Omit every picture while repeating the entries exactly.

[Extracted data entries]
▬▬▬

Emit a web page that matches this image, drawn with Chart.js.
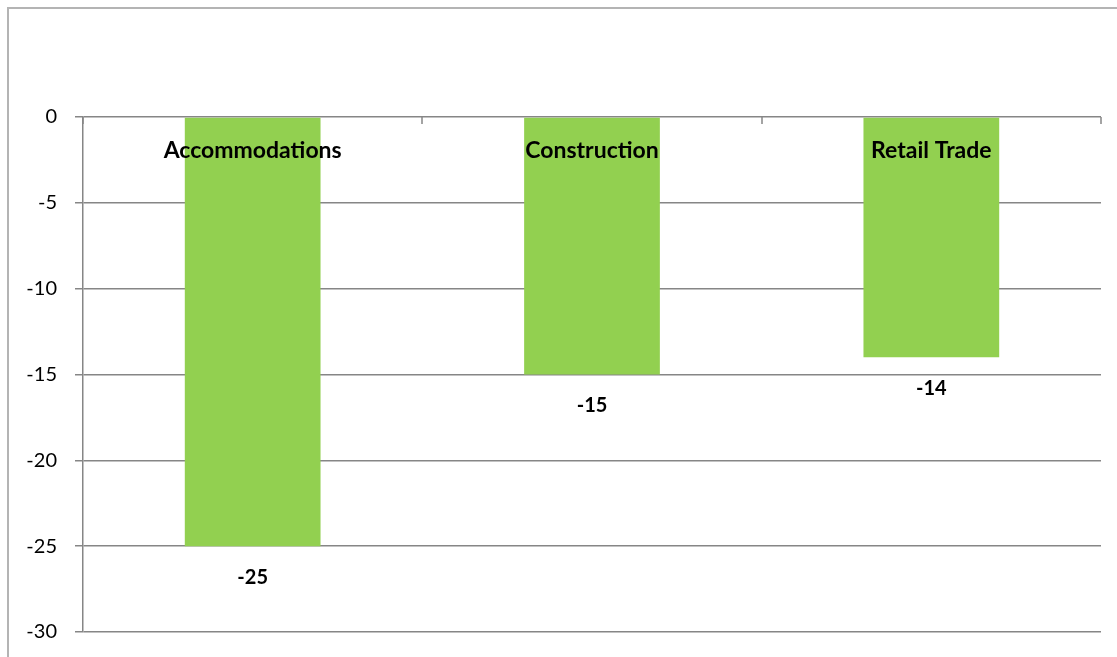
<!DOCTYPE html>
<html>
<head>
<meta charset="utf-8">
<script src="https://cdn.jsdelivr.net/npm/chart.js@4/dist/chart.umd.min.js"></script>
<style>
  html, body { margin: 0; padding: 0; background: #fff; }
  #wrap { width: 1117px; height: 657px; }
</style>
</head>
<body>
<div id="wrap"><canvas id="bars"></canvas></div>
<script>
const categories = ["Accommodations", "Construction", "Retail Trade"];
const values = [-25, -15, -14];
const yTicks = [0, -5, -10, -15, -20, -25, -30];

const axisGray = "#868686";
const fontFamily = "Lato, 'Open Sans', sans-serif";

// outer frame, top tick marks, category names and value labels
const extras = {
    id: "extras",
    beforeDraw(chart) {
        const c = chart.ctx;
        c.save();
        c.strokeStyle = "#b4b4b4";
        c.lineWidth = 2;
        c.beginPath();
        c.moveTo(8, chart.height);
        c.lineTo(8, 8);
        c.lineTo(chart.width, 8);
        c.stroke();
        c.restore();
    },
    afterDatasetsDraw(chart) {
        const c = chart.ctx, x = chart.scales.x, y = chart.scales.y;
        const area = chart.chartArea;
        const step = (area.right - area.left) / categories.length;
        c.save();
        c.strokeStyle = axisGray;
        c.lineWidth = 1.5;
        for (let i = 0; i <= categories.length; i++) {
            const px = Math.round(area.left + i * step);
            c.beginPath();
            c.moveTo(px, area.top);
            c.lineTo(px, area.top + 7);
            c.stroke();
        }
        c.fillStyle = "#000";
        c.textAlign = "center";
        c.textBaseline = "middle";
        c.font = "bold 23px " + fontFamily;
        categories.forEach((name, i) => {
            c.fillText(name, x.getPixelForValue(i), area.top + 34);
        });
        c.font = "bold 20px " + fontFamily;
        const meta = chart.getDatasetMeta(0);
        values.forEach((v, i) => {
            const bar = meta.data[i];
            c.fillText(String(v), bar.x, y.getPixelForValue(v) + 31);
        });
        c.restore();
    }
};

new Chart(document.getElementById("bars"), {
    type: "bar",
    data: {
        labels: categories,
        datasets: [{
            data: values,
            backgroundColor: "#92D050",
            borderWidth: 0,
            categoryPercentage: 1,
            barPercentage: 0.4
        }]
    },
    options: {
        responsive: true,
        maintainAspectRatio: false,
        animation: false,
        layout: { padding: { top: 117, right: 16, bottom: 25, left: 0 } },
        plugins: { legend: { display: false }, tooltip: { enabled: false } },
        scales: {
            x: { display: false },
            y: {
                min: -30,
                max: 0,
                afterFit(s) {
                    s.width = 83;
                    s.paddingTop = 0;
                    s.paddingBottom = 0;
                },
                afterBuildTicks(s) { s.ticks = yTicks.map(v => ({ value: v })); },
                ticks: {
                    color: "#000",
                    padding: 18,
                    font: { family: fontFamily, size: 20 }
                },
                grid: { color: axisGray, lineWidth: 1.5, tickLength: 8, tickColor: axisGray },
                border: { color: axisGray, width: 1.5 }
            }
        }
    },
    plugins: [extras]
});
</script>
</body>
</html>
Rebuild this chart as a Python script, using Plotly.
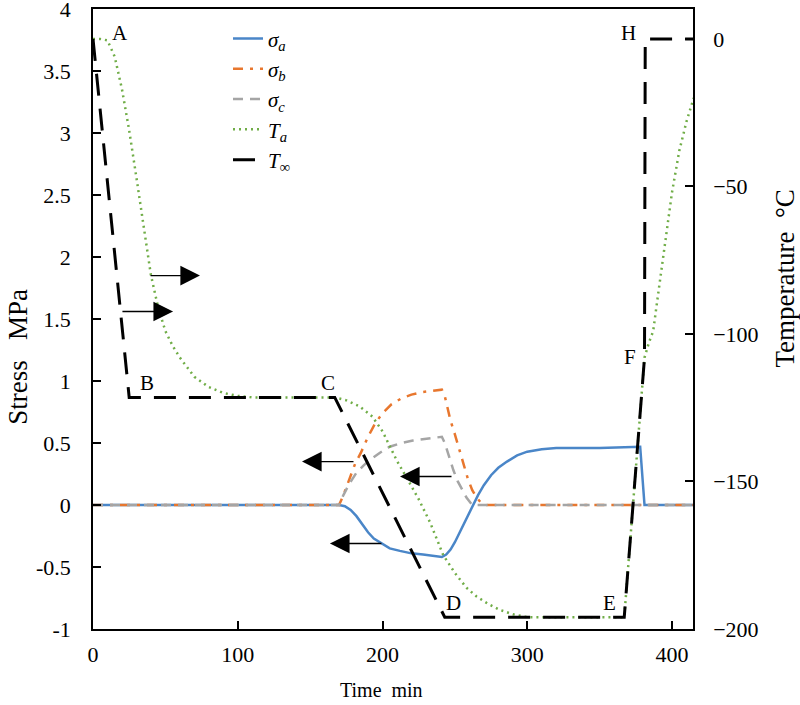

▬▬▬

> **WRITTEN SOLUTION**
Emit a web page that matches this image, drawn with Chart.js.
<!DOCTYPE html>
<html>
<head>
<meta charset="utf-8">
<script src="https://cdn.jsdelivr.net/npm/chart.js@4/dist/chart.umd.min.js"></script>
<style>
  html, body { margin: 0; padding: 0; background: #fff; }
  #wrap { width: 1117px; height: 657px; }
</style>
</head>
<body>
<div id="wrap"><canvas id="bars"></canvas></div>
<script>
const categories = ["Accommodations", "Construction", "Retail Trade"];
const values = [-25, -15, -14];
const yTicks = [0, -5, -10, -15, -20, -25, -30];

const axisGray = "#868686";
const fontFamily = "Lato, 'Open Sans', sans-serif";

// outer frame, top tick marks, category names and value labels
const extras = {
    id: "extras",
    beforeDraw(chart) {
        const c = chart.ctx;
        c.save();
        c.strokeStyle = "#b4b4b4";
        c.lineWidth = 2;
        c.beginPath();
        c.moveTo(8, chart.height);
        c.lineTo(8, 8);
        c.lineTo(chart.width, 8);
        c.stroke();
        c.restore();
    },
    afterDatasetsDraw(chart) {
        const c = chart.ctx, x = chart.scales.x, y = chart.scales.y;
        const area = chart.chartArea;
        const step = (area.right - area.left) / categories.length;
        c.save();
        c.strokeStyle = axisGray;
        c.lineWidth = 1.5;
        for (let i = 0; i <= categories.length; i++) {
            const px = Math.round(area.left + i * step);
            c.beginPath();
            c.moveTo(px, area.top);
            c.lineTo(px, area.top + 7);
            c.stroke();
        }
        c.fillStyle = "#000";
        c.textAlign = "center";
        c.textBaseline = "middle";
        c.font = "bold 23px " + fontFamily;
        categories.forEach((name, i) => {
            c.fillText(name, x.getPixelForValue(i), area.top + 34);
        });
        c.font = "bold 20px " + fontFamily;
        const meta = chart.getDatasetMeta(0);
        values.forEach((v, i) => {
            const bar = meta.data[i];
            c.fillText(String(v), bar.x, y.getPixelForValue(v) + 31);
        });
        c.restore();
    }
};

new Chart(document.getElementById("bars"), {
    type: "bar",
    data: {
        labels: categories,
        datasets: [{
            data: values,
            backgroundColor: "#92D050",
            borderWidth: 0,
            categoryPercentage: 1,
            barPercentage: 0.4
        }]
    },
    options: {
        responsive: true,
        maintainAspectRatio: false,
        animation: false,
        layout: { padding: { top: 117, right: 16, bottom: 25, left: 0 } },
        plugins: { legend: { display: false }, tooltip: { enabled: false } },
        scales: {
            x: { display: false },
            y: {
                min: -30,
                max: 0,
                afterFit(s) {
                    s.width = 83;
                    s.paddingTop = 0;
                    s.paddingBottom = 0;
                },
                afterBuildTicks(s) { s.ticks = yTicks.map(v => ({ value: v })); },
                ticks: {
                    color: "#000",
                    padding: 18,
                    font: { family: fontFamily, size: 20 }
                },
                grid: { color: axisGray, lineWidth: 1.5, tickLength: 8, tickColor: axisGray },
                border: { color: axisGray, width: 1.5 }
            }
        }
    },
    plugins: [extras]
});
</script>
</body>
</html>
Rebuild this chart as a Python script, using Plotly.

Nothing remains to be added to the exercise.